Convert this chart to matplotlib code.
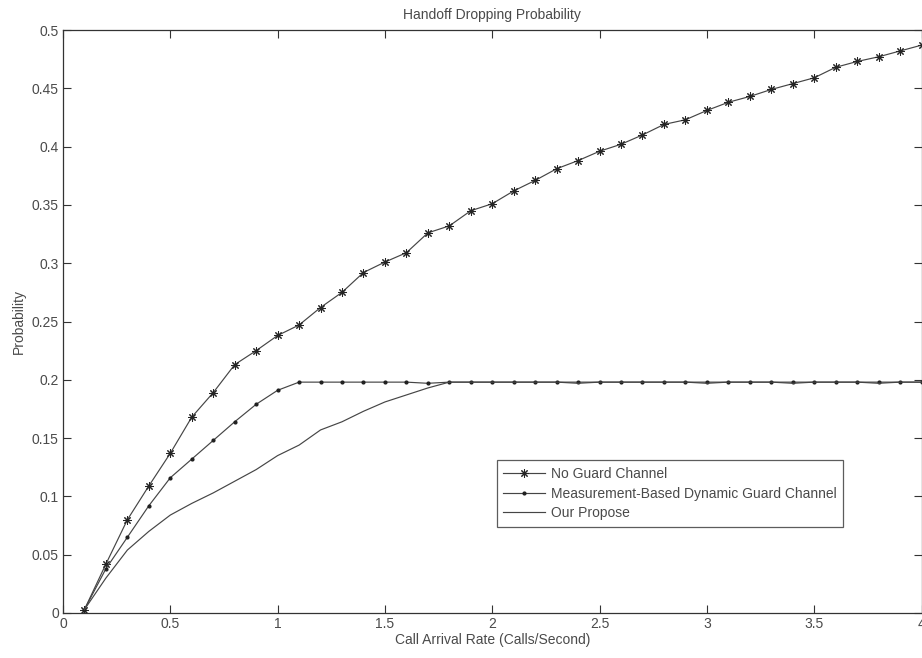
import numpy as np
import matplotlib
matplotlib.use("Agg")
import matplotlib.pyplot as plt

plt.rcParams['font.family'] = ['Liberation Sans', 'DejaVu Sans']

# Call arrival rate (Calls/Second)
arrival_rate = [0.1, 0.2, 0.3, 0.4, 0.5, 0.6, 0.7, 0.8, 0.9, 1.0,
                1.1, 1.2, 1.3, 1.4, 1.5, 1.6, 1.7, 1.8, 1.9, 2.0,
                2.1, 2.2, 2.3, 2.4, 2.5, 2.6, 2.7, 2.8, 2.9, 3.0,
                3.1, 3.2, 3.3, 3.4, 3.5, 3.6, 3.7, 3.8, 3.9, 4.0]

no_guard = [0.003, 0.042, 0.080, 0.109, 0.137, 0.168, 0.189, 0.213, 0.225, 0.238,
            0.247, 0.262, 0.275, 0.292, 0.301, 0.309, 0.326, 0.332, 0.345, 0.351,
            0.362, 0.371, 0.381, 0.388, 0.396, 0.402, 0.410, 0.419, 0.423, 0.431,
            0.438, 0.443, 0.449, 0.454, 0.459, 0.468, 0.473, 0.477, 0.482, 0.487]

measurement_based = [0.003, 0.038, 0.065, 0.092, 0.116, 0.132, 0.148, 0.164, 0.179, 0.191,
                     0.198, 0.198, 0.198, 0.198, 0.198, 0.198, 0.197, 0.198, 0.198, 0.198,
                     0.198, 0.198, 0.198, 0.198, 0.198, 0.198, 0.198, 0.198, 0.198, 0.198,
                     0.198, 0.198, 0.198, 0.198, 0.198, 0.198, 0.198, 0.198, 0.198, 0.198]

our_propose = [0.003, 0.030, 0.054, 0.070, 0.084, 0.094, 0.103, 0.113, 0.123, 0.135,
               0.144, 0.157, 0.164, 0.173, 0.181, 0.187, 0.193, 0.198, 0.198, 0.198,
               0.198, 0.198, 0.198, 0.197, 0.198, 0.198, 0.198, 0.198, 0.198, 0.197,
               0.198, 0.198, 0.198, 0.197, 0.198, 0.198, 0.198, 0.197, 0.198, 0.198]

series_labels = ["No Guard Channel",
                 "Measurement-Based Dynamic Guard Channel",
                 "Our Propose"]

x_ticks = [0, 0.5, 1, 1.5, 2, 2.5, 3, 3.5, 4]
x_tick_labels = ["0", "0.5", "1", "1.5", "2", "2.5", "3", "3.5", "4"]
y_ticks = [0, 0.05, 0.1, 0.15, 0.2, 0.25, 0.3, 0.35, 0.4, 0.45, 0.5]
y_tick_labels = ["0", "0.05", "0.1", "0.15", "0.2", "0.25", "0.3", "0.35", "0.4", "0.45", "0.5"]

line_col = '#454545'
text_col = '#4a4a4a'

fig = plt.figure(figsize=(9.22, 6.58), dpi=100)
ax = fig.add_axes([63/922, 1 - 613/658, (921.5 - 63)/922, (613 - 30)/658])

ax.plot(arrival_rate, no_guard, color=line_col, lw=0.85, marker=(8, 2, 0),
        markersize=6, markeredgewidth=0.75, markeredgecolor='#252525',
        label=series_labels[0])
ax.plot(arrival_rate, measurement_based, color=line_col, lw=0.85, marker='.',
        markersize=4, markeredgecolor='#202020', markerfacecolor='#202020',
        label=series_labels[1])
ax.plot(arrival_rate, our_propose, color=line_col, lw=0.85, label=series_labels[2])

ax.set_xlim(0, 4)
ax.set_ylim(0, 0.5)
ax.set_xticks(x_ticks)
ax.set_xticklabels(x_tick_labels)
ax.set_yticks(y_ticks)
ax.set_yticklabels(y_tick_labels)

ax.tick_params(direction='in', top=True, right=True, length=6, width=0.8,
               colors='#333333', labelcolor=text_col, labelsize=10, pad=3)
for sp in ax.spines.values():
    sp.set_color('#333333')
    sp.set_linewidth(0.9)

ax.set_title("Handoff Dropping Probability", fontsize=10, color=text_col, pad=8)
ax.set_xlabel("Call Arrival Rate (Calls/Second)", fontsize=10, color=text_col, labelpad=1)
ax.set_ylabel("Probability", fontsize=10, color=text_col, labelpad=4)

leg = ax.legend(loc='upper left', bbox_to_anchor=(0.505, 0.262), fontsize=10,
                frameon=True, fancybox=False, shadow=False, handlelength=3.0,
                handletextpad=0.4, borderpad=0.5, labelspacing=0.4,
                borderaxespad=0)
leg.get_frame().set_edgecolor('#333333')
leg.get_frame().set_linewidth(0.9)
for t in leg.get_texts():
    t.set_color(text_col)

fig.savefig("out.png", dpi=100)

___

Task details
Transcribe the listing in full and omit the pictures.

Solution
Convert this chart to matplotlib code.
import numpy as np
import matplotlib
matplotlib.use("Agg")
import matplotlib.pyplot as plt

plt.rcParams['font.family'] = ['Liberation Sans', 'DejaVu Sans']

# Call arrival rate (Calls/Second)
arrival_rate = [0.1, 0.2, 0.3, 0.4, 0.5, 0.6, 0.7, 0.8, 0.9, 1.0,
                1.1, 1.2, 1.3, 1.4, 1.5, 1.6, 1.7, 1.8, 1.9, 2.0,
                2.1, 2.2, 2.3, 2.4, 2.5, 2.6, 2.7, 2.8, 2.9, 3.0,
                3.1, 3.2, 3.3, 3.4, 3.5, 3.6, 3.7, 3.8, 3.9, 4.0]

no_guard = [0.003, 0.042, 0.080, 0.109, 0.137, 0.168, 0.189, 0.213, 0.225, 0.238,
            0.247, 0.262, 0.275, 0.292, 0.301, 0.309, 0.326, 0.332, 0.345, 0.351,
            0.362, 0.371, 0.381, 0.388, 0.396, 0.402, 0.410, 0.419, 0.423, 0.431,
            0.438, 0.443, 0.449, 0.454, 0.459, 0.468, 0.473, 0.477, 0.482, 0.487]

measurement_based = [0.003, 0.038, 0.065, 0.092, 0.116, 0.132, 0.148, 0.164, 0.179, 0.191,
                     0.198, 0.198, 0.198, 0.198, 0.198, 0.198, 0.197, 0.198, 0.198, 0.198,
                     0.198, 0.198, 0.198, 0.198, 0.198, 0.198, 0.198, 0.198, 0.198, 0.198,
                     0.198, 0.198, 0.198, 0.198, 0.198, 0.198, 0.198, 0.198, 0.198, 0.198]

our_propose = [0.003, 0.030, 0.054, 0.070, 0.084, 0.094, 0.103, 0.113, 0.123, 0.135,
               0.144, 0.157, 0.164, 0.173, 0.181, 0.187, 0.193, 0.198, 0.198, 0.198,
               0.198, 0.198, 0.198, 0.197, 0.198, 0.198, 0.198, 0.198, 0.198, 0.197,
               0.198, 0.198, 0.198, 0.197, 0.198, 0.198, 0.198, 0.197, 0.198, 0.198]

series_labels = ["No Guard Channel",
                 "Measurement-Based Dynamic Guard Channel",
                 "Our Propose"]

x_ticks = [0, 0.5, 1, 1.5, 2, 2.5, 3, 3.5, 4]
x_tick_labels = ["0", "0.5", "1", "1.5", "2", "2.5", "3", "3.5", "4"]
y_ticks = [0, 0.05, 0.1, 0.15, 0.2, 0.25, 0.3, 0.35, 0.4, 0.45, 0.5]
y_tick_labels = ["0", "0.05", "0.1", "0.15", "0.2", "0.25", "0.3", "0.35", "0.4", "0.45", "0.5"]

line_col = '#454545'
text_col = '#4a4a4a'

fig = plt.figure(figsize=(9.22, 6.58), dpi=100)
ax = fig.add_axes([63/922, 1 - 613/658, (921.5 - 63)/922, (613 - 30)/658])

ax.plot(arrival_rate, no_guard, color=line_col, lw=0.85, marker=(8, 2, 0),
        markersize=6, markeredgewidth=0.75, markeredgecolor='#252525',
        label=series_labels[0])
ax.plot(arrival_rate, measurement_based, color=line_col, lw=0.85, marker='.',
        markersize=4, markeredgecolor='#202020', markerfacecolor='#202020',
        label=series_labels[1])
ax.plot(arrival_rate, our_propose, color=line_col, lw=0.85, label=series_labels[2])

ax.set_xlim(0, 4)
ax.set_ylim(0, 0.5)
ax.set_xticks(x_ticks)
ax.set_xticklabels(x_tick_labels)
ax.set_yticks(y_ticks)
ax.set_yticklabels(y_tick_labels)

ax.tick_params(direction='in', top=True, right=True, length=6, width=0.8,
               colors='#333333', labelcolor=text_col, labelsize=10, pad=3)
for sp in ax.spines.values():
    sp.set_color('#333333')
    sp.set_linewidth(0.9)

ax.set_title("Handoff Dropping Probability", fontsize=10, color=text_col, pad=8)
ax.set_xlabel("Call Arrival Rate (Calls/Second)", fontsize=10, color=text_col, labelpad=1)
ax.set_ylabel("Probability", fontsize=10, color=text_col, labelpad=4)

leg = ax.legend(loc='upper left', bbox_to_anchor=(0.505, 0.262), fontsize=10,
                frameon=True, fancybox=False, shadow=False, handlelength=3.0,
                handletextpad=0.4, borderpad=0.5, labelspacing=0.4,
                borderaxespad=0)
leg.get_frame().set_edgecolor('#333333')
leg.get_frame().set_linewidth(0.9)
for t in leg.get_texts():
    t.set_color(text_col)

fig.savefig("out.png", dpi=100)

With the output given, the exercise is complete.